ANKARA — Twenty-six military officers, including two generals, defected from the Syrian army to Turkey overnight, Turkish state media reported on Friday.
It was the biggest mass desertion of senior soldiers from President Bashar al-Assad's forces in months.
The officers, among them two generals, 11 colonels, two lieutenant-colonels, two majors, four captains, and five lieutenants, crossed into Turkey's border province of Hatay with their families and other foot soldiers, making a total of 71 people, state-run Anatolian news agency said.

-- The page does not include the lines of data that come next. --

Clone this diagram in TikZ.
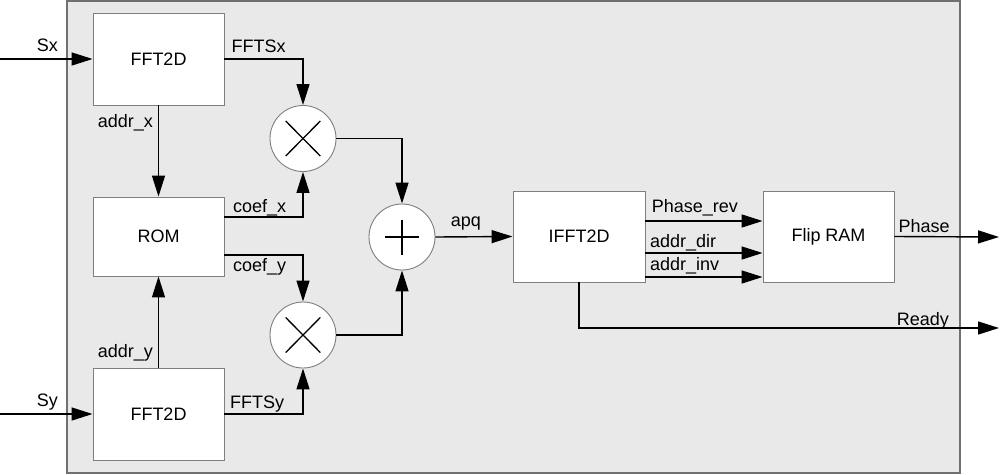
\documentclass[tikz,border=0pt]{standalone}
\usepackage{fontspec}
\setmainfont{Liberation Sans}
\usetikzlibrary{arrows.meta,calc}
\definecolor{panelgray}{HTML}{E9E9E9}
\definecolor{panelline}{HTML}{707070}
\definecolor{boxline}{HTML}{7F7F7F}
\begin{document}
\begin{tikzpicture}[x=1pt,y=-1pt,
  font=\fontsize{18}{21}\selectfont,
  blockbox/.style={draw=boxline,line width=0.9pt,fill=white,inner sep=0pt,
    minimum width=131pt,minimum height=92pt},
  opcircle/.style={circle,draw=boxline,line width=0.9pt,fill=white,inner sep=0pt,minimum size=66pt},
  wire/.style={line width=1.4pt,-{Triangle[length=21pt,width=13pt]}},
  plainwire/.style={line width=1.4pt},
  sign/.style={line width=1.3pt},
  lbl/.style={anchor=base west,inner sep=0pt}]
\useasboundingbox (0,0) rectangle (1000,474);
\draw[fill=panelgray,draw=panelline,line width=1.6pt] (67,1) rectangle (960,473);

% blocks
\node[blockbox] (fftx) at (158.5,59) {FFT2D};
\node[blockbox,minimum height=79pt] (rom) at (158.5,236.5) {ROM};
\node[blockbox] (ffty) at (158.5,414) {FFT2D};
\node[blockbox,minimum width=132pt,minimum height=91pt] (ifft) at (579,236.5) {IFFT2D};
\node[blockbox,minimum height=91pt] (flip) at (828.5,236.5) {Flip RAM};

% operators
\node[opcircle] (mx) at (303,138.5) {};
\node[opcircle] (my) at (303,335) {};
\node[opcircle] (add) at (402,237) {};
\draw[sign] ([shift={(-17.3,-17.5)}]mx.center) -- ([shift={(17.3,17.5)}]mx.center);
\draw[sign] ([shift={(-17.3,17.5)}]mx.center) -- ([shift={(17.3,-17.5)}]mx.center);
\draw[sign] ([shift={(-17.3,-17.5)}]my.center) -- ([shift={(17.3,17.5)}]my.center);
\draw[sign] ([shift={(-17.3,17.5)}]my.center) -- ([shift={(17.3,-17.5)}]my.center);
\draw[sign] ([shift={(-17,0)}]add.center) -- ([shift={(17,0)}]add.center);
\draw[sign] ([shift={(0,-17.5)}]add.center) -- ([shift={(0,17.5)}]add.center);

% free ends
\coordinate (sxin) at (0,59);
\coordinate (syin) at (0,414);
\coordinate (phaseout) at (999,237);
\coordinate (readyout) at (999,328);

% connectors
\draw[wire] (sxin) -- (fftx.west);
\draw[wire] (syin) -- (ffty.west);
\draw[wire] (fftx.south) -- (rom.north);
\draw[wire] (ffty.north) -- (rom.south);
\draw[wire] (fftx.east) -| (mx.north);
\draw[wire] ([yshift=19.5pt]rom.east) -| (mx.south);
\draw[wire] ([yshift=-18.5pt]rom.east) -| (my.north);
\draw[wire] (ffty.east) -| (my.south);
\draw[wire] (mx.east) -| (add.north);
\draw[wire] (my.east) -| (add.south);
\draw[wire] (add.east) -- (ifft.west);
\draw[wire] ([yshift=15.5pt]ifft.east) -- ([yshift=15.5pt]flip.west);
\draw[wire] ([yshift=-16.5pt]ifft.east) -- ([yshift=-16.5pt]flip.west);
\draw[wire] ([yshift=-40.5pt]ifft.east) -- ([yshift=-40.5pt]flip.west);
\draw[wire] (flip.east) -- (phaseout);
\draw[wire] (ifft.south) |- (readyout);

% labels
\node[lbl] (lsx) at (36.7,51.7) {Sx};
\node[lbl] (lsy) at (36.7,406.7) {Sy};
\node[lbl] (lfftsx) at (231.5,52) {FFTSx};
\node[lbl] (lfftsy) at (230,408.3) {FFTSy};
\node[lbl] (laddrx) at (97.7,127.5) {addr\_x};
\node[lbl] (laddry) at (97.7,357.3) {addr\_y};
\node[lbl] (lcoefx) at (233,212.7) {coef\_x};
\node[lbl] (lcoefy) at (233,271.7) {coef\_y};
\node[lbl] (lapq) at (450.7,226) {apq};
\node[lbl] (lprev) at (651.7,212.3) {Phase\_rev};
\node[lbl] (ldir) at (650,247.7) {addr\_dir};
\node[lbl] (linv) at (650,270.7) {addr\_inv};
\node[lbl] (lphase) at (898.3,232.3) {Phase};
\node[lbl] (lready) at (896.7,325) {Ready};
\end{tikzpicture}
\end{document}
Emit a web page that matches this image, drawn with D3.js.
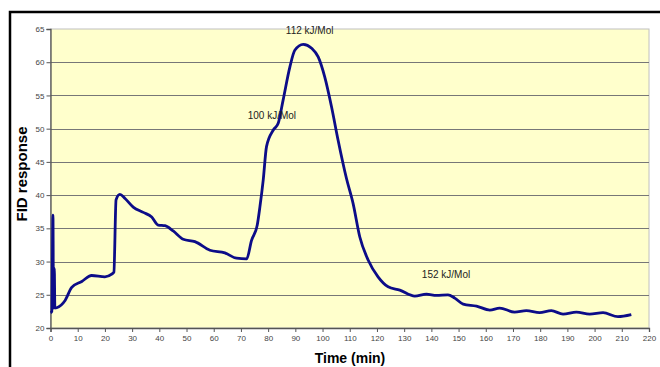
<!DOCTYPE html>
<html><head><meta charset="utf-8">
<script src="https://cdn.jsdelivr.net/npm/d3@7"></script>
<style>html,body{margin:0;padding:0;background:#fff;}svg{display:block;}</style>
</head><body>
<svg id="chart" width="660" height="367"></svg>
<script>
const times = [0,0.5,0.9,1.1,1.4,1.6,2.3,5.3,7.8,11.5,15.1,20,22.5,23.3,24.1,25.5,27.4,30.4,34.1,37.2,39.6,42.1,45.1,48.8,53.1,58.6,64.1,68.4,72.1,73.9,76,77,78.2,79.4,81.9,83.7,85.5,88,89.8,92.9,96,98.4,100.8,103.3,105.7,108.8,111.2,113.7,116.8,120.4,124.1,128.4,133.9,138.2,141.9,146.1,148.6,151.7,156.6,161.5,165.1,170.6,174.9,179.8,184.1,188.4,193.3,198.2,203.1,208.6,213.5];
const fid = [22.3,22.5,37,23,29,23,23.05,24.1,26.1,27.0,27.9,27.7,28.1,28.4,39.3,40.1,39.5,38.2,37.4,36.7,35.5,35.4,34.6,33.35,33.0,31.7,31.3,30.5,30.4,33.2,35.5,38.3,42.3,47.3,49.8,50.8,54.3,59.3,61.8,62.7,62.1,60.8,57.8,53.3,48.3,42.5,38.8,33.7,30.2,27.7,26.2,25.7,24.8,25.1,24.9,25.0,24.5,23.6,23.3,22.7,23.0,22.4,22.6,22.3,22.6,22.1,22.4,22.1,22.3,21.7,22.0];
const xTicks = d3.range(0, 221, 10);
const yTicks = d3.range(20, 66, 5);
const annotations = ["112 kJ/Mol","100 kJ/Mol","152 kJ/Mol"];
const annotationAt = [[86.5,64.25],[72.5,51.45],[136.5,27.5]];

const svg = d3.select("#chart");
const L = 50.5, R = 649, T = 29, B = 328;
const x = d3.scaleLinear().domain([0,220]).range([L,R]);
const y = d3.scaleLinear().domain([20,65]).range([B,T]);

// outer frame
svg.append("rect").attr("x",10).attr("y",12).attr("width",700).attr("height",400)
  .attr("fill","none").attr("stroke","#000").attr("stroke-width",2.5);

// plot background
svg.append("rect").attr("x",L).attr("y",T).attr("width",R-L).attr("height",B-T)
  .attr("fill","#FFFFCC").attr("stroke","#c0c0c0").attr("stroke-width",1);

// gridlines
svg.append("g").selectAll("line").data(yTicks.filter(d=>d>20 && d<65)).join("line")
  .attr("x1",L).attr("x2",R).attr("y1",d=>Math.round(y(d))+0.5).attr("y2",d=>Math.round(y(d))+0.5)
  .attr("stroke","#777").attr("stroke-width",1.2);

// axes
const yAxis = d3.axisLeft(y).tickValues(yTicks).tickSize(4).tickPadding(2);
const gy = svg.append("g").attr("transform",`translate(${L},0)`).call(yAxis);
const xAxis = d3.axisBottom(x).tickValues(xTicks).tickSize(4).tickPadding(3);
const gx = svg.append("g").attr("transform",`translate(0,${B})`).call(xAxis);
[gx,gy].forEach(g=>{
  g.select(".domain").attr("stroke","#555").attr("stroke-width",1.3);
  g.selectAll(".tick line").attr("stroke","#555");
  g.selectAll("text").attr("font-family","Arial, 'Liberation Sans', sans-serif").attr("font-size",8).attr("fill","#444");
});

// line
const line = d3.line().x((d,i)=>x(times[i])).y(d=>y(d)).curve(d3.curveMonotoneX);
svg.append("path").datum(fid).attr("d",line).attr("fill","none")
  .attr("stroke","#0c0c88").attr("stroke-width",2.8).attr("stroke-linejoin","round");

// annotations
svg.append("g").selectAll("text").data(annotations).join("text")
  .attr("x",(d,i)=>x(annotationAt[i][0])).attr("y",(d,i)=>y(annotationAt[i][1]))
  .attr("font-family","Arial, 'Liberation Sans', sans-serif").attr("font-size",10).attr("fill","#222")
  .text(d=>d);

// titles
svg.append("text").attr("x",350).attr("y",363).attr("text-anchor","middle")
  .attr("font-family","Arial, 'Liberation Sans', sans-serif").attr("font-size",14).attr("font-weight","bold")
  .text("Time (min)");
svg.append("text").attr("transform","translate(27,174) rotate(-90)").attr("text-anchor","middle")
  .attr("font-family","Arial, 'Liberation Sans', sans-serif").attr("font-size",15).attr("font-weight","bold")
  .text("FID response");
</script>
</body></html>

They were taken to Apaydin camp in Hatay, where Turkey is sheltering other officers who have defected from Assad's army. Defections of high-ranking officers to Turkey occurred almost daily during the summer but have since slowed.
Anatolian also reported that 23 wounded Syrians, including some women, had crossed into the nearby Turkish village of Besaslan and the Cilvegozu border gate from Syria overnight for medical treatment. The people had been wounded by fighting between rebels and Assad's forces, it said.
Turkey is sheltering more than 110,000 Syrian refugees fleeing violence in their homeland in camps near the border.
Relations between Ankara and Damascus, once close allies, are at their lowest ebb since the uprising against Assad began almost 20 months ago.
Turkey has responded in kind to mortar shells hitting its soil from fighting in Syria and is discussing with its NATO allies whether to deploy Patriot defence missiles on the border.